-- Begin SUPPLIED INFORMATION --

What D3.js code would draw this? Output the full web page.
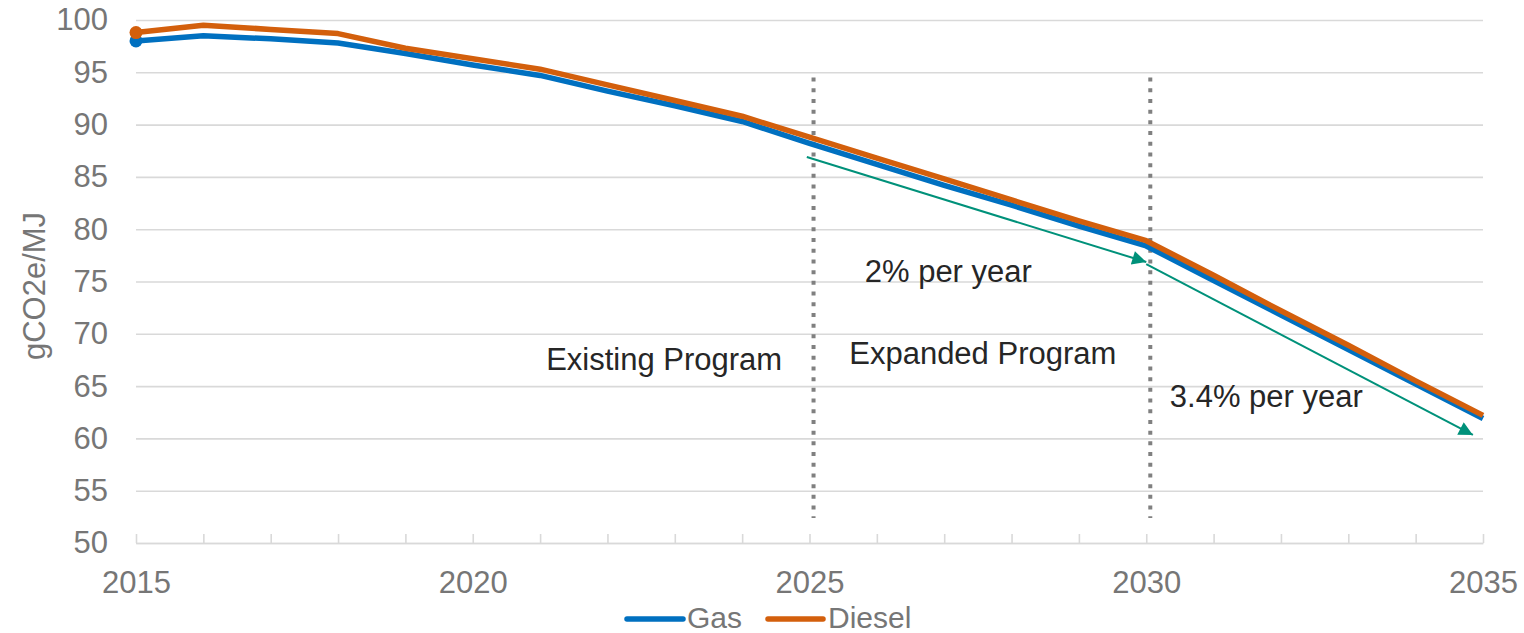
<!DOCTYPE html>
<html>
<head>
<meta charset="utf-8">
<script src="https://cdn.jsdelivr.net/npm/d3@7"></script>
<style>
  html, body { margin: 0; padding: 0; background: #fff; }
  svg { display: block; font-family: "Liberation Sans", Arial, sans-serif; }
</style>
</head>
<body>
<svg id="chart" width="1524" height="633"></svg>
<script>
// Carbon intensity standard, gCO2e/MJ
const years  = [2015, 2016, 2017, 2018, 2019, 2020, 2021, 2022, 2023, 2024, 2025,
                2026, 2027, 2028, 2029, 2030, 2031, 2032, 2033, 2034, 2035];
const gas    = [98.0, 98.5, 98.2, 97.8, 96.8, 95.7, 94.7, 93.2, 91.8, 90.3, 88.2,
                86.2, 84.2, 82.3, 80.3, 78.4, 75.1, 71.8, 68.5, 65.2, 61.9];
const diesel = [98.8, 99.5, 99.1, 98.7, 97.3, 96.3, 95.3, 93.8, 92.3, 90.8, 88.8,
                86.8, 84.8, 82.8, 80.8, 78.9, 75.6, 72.2, 68.9, 65.5, 62.2];

const yTicks = [50, 55, 60, 65, 70, 75, 80, 85, 90, 95, 100];
const xLabelYears = [2015, 2020, 2025, 2030, 2035];

// Program phase boundaries
const dividerYears = [2025.06, 2030.06];

// Reduction-rate arrows: [year, value] start and end
const arrows = [
  { from: [2024.96, 86.9], to: [2030.0, 76.86] },
  { from: [2030.0, 76.67], to: [2034.85, 60.33] }
];

// Text notes anchored at [year, value] (left edge, baseline)
const notes = [
  { text: "2% per year",      at: [2025.82, 74.95] },
  { text: "Existing Program", at: [2021.09, 66.5] },
  { text: "Expanded Program", at: [2025.59, 67.1] },
  { text: "3.4% per year",    at: [2030.35, 63.0] }
];

const series = [
  { name: "Gas",    values: gas,    color: "#0070C0" },
  { name: "Diesel", values: diesel, color: "#D35F0C" }
];

const svg = d3.select("#chart");
const plotLeft = 136, plotRight = 1483, plotTop = 20, plotBottom = 543;

const x = d3.scaleLinear().domain([2015, 2035]).range([plotLeft, plotRight]);
const y = d3.scaleLinear().domain([50, 100]).range([plotBottom, plotTop]);

const gridColor = "#d9d9d9";
const labelColor = "#767676";

// Horizontal gridlines + y labels
const yAxis = svg.append("g")
  .attr("transform", `translate(${plotLeft},0)`)
  .call(d3.axisLeft(y).tickValues(yTicks).tickSize(-(plotRight - plotLeft)).tickPadding(28));
yAxis.select(".domain").remove();
yAxis.selectAll(".tick line").attr("stroke", gridColor).attr("stroke-width", 1.6);
yAxis.selectAll(".tick text")
  .attr("fill", labelColor).attr("font-size", 31)
  .attr("font-family", "Liberation Sans, Arial, sans-serif");

// X axis with yearly ticks pointing up
const xAxis = svg.append("g")
  .attr("transform", `translate(0,${plotBottom})`)
  .call(d3.axisBottom(x).tickValues(years).tickSize(-9).tickSizeOuter(0)
    .tickFormat(d => xLabelYears.includes(d) ? String(d) : ""));
xAxis.select(".domain").attr("stroke", gridColor).attr("stroke-width", 1.6);
xAxis.selectAll(".tick line").attr("stroke", gridColor).attr("stroke-width", 1.6);
xAxis.selectAll(".tick text")
  .attr("fill", labelColor).attr("font-size", 31)
  .attr("font-family", "Liberation Sans, Arial, sans-serif")
  .attr("y", 50).attr("dy", 0);

// Y axis title
svg.append("text")
  .attr("transform", `translate(45,286) rotate(-90)`)
  .attr("text-anchor", "middle")
  .attr("fill", labelColor)
  .attr("font-size", 31)
  .text("gCO2e/MJ");

// Dotted phase dividers
svg.append("g").selectAll("line").data(dividerYears).join("line")
  .attr("x1", d => x(d)).attr("x2", d => x(d))
  .attr("y1", y(94.5)).attr("y2", y(52.4))
  .attr("stroke", "#808080").attr("stroke-width", 4)
  .attr("stroke-dasharray", "4,6.7");

// Series lines
const line = d3.line().x((d, i) => x(years[i])).y(d => y(d));
series.forEach(s => {
  svg.append("path")
    .datum(s.values)
    .attr("fill", "none")
    .attr("stroke", s.color)
    .attr("stroke-width", 5.5)
    .attr("stroke-linejoin", "round")
    .attr("d", line);
  svg.append("circle")
    .attr("cx", x(years[0])).attr("cy", y(s.values[0]))
    .attr("r", 6.5).attr("fill", s.color);
});

// Arrowhead marker
const arrowColor = "#00917A";
svg.append("defs").append("marker")
  .attr("id", "arrowhead")
  .attr("viewBox", "0 0 10 10")
  .attr("refX", 10).attr("refY", 5)
  .attr("markerWidth", 8.5).attr("markerHeight", 7)
  .attr("markerUnits", "strokeWidth")
  .attr("orient", "auto")
  .append("path").attr("d", "M0,0 L10,5 L0,10 Z").attr("fill", arrowColor);

svg.append("g").selectAll("line").data(arrows).join("line")
  .attr("x1", d => x(d.from[0])).attr("y1", d => y(d.from[1]))
  .attr("x2", d => x(d.to[0])).attr("y2", d => y(d.to[1]))
  .attr("stroke", arrowColor).attr("stroke-width", 2)
  .attr("marker-end", "url(#arrowhead)");

// Notes
svg.append("g").selectAll("text").data(notes).join("text")
  .attr("x", d => x(d.at[0])).attr("y", d => y(d.at[1]))
  .attr("fill", "#262626").attr("font-size", 31)
  .text(d => d.text);

// Legend
const legend = svg.append("g");
const legendItems = [
  { s: series[0], x0: 627, x1: 683, tx: 687 },
  { s: series[1], x0: 768, x1: 823, tx: 828 }
];
legendItems.forEach(it => {
  legend.append("line")
    .attr("x1", it.x0).attr("x2", it.x1).attr("y1", 619).attr("y2", 619)
    .attr("stroke", it.s.color).attr("stroke-width", 5.5)
    .attr("stroke-linecap", "round");
  legend.append("text")
    .attr("x", it.tx).attr("y", 628)
    .attr("fill", labelColor).attr("font-size", 30)
    .text(it.s.name);
});
</script>
</body>
</html>
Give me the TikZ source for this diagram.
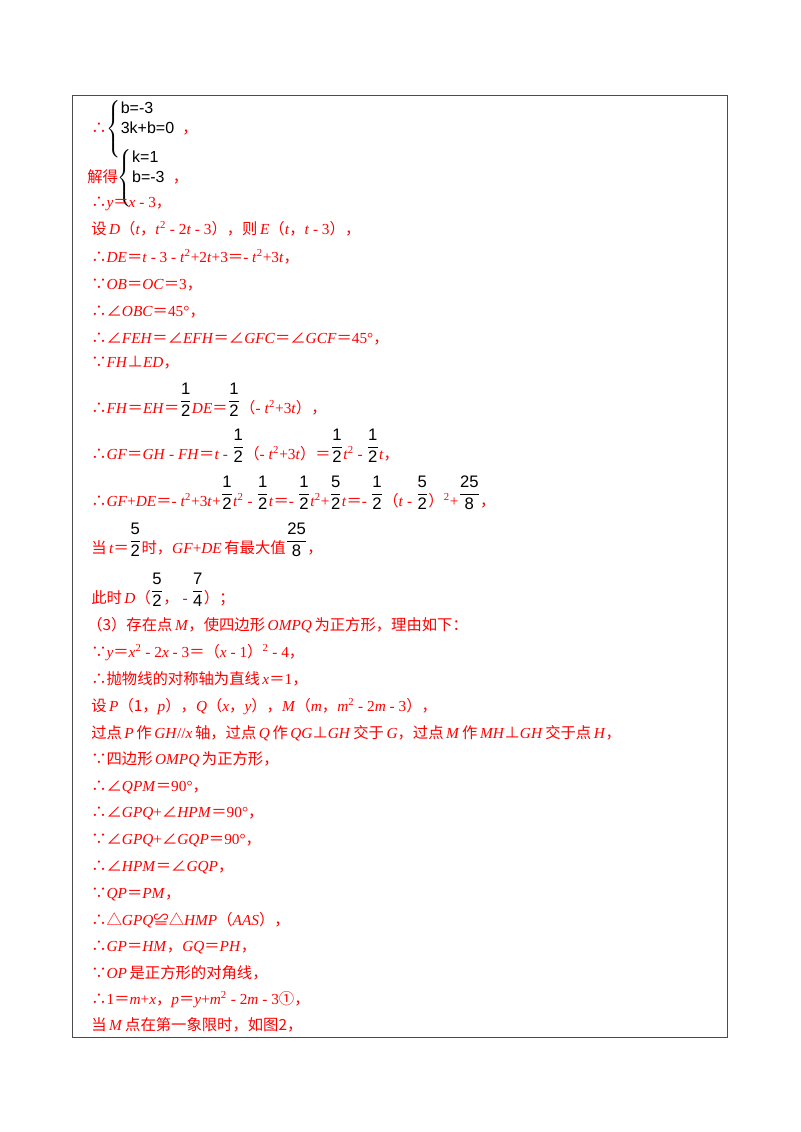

-- End SUPPLIED INFORMATION --

[TASK DESCRIPTION] Going through the entries above, tally each line that has the word "this". Answer with the number only.

[RESPONSE BELOW] 2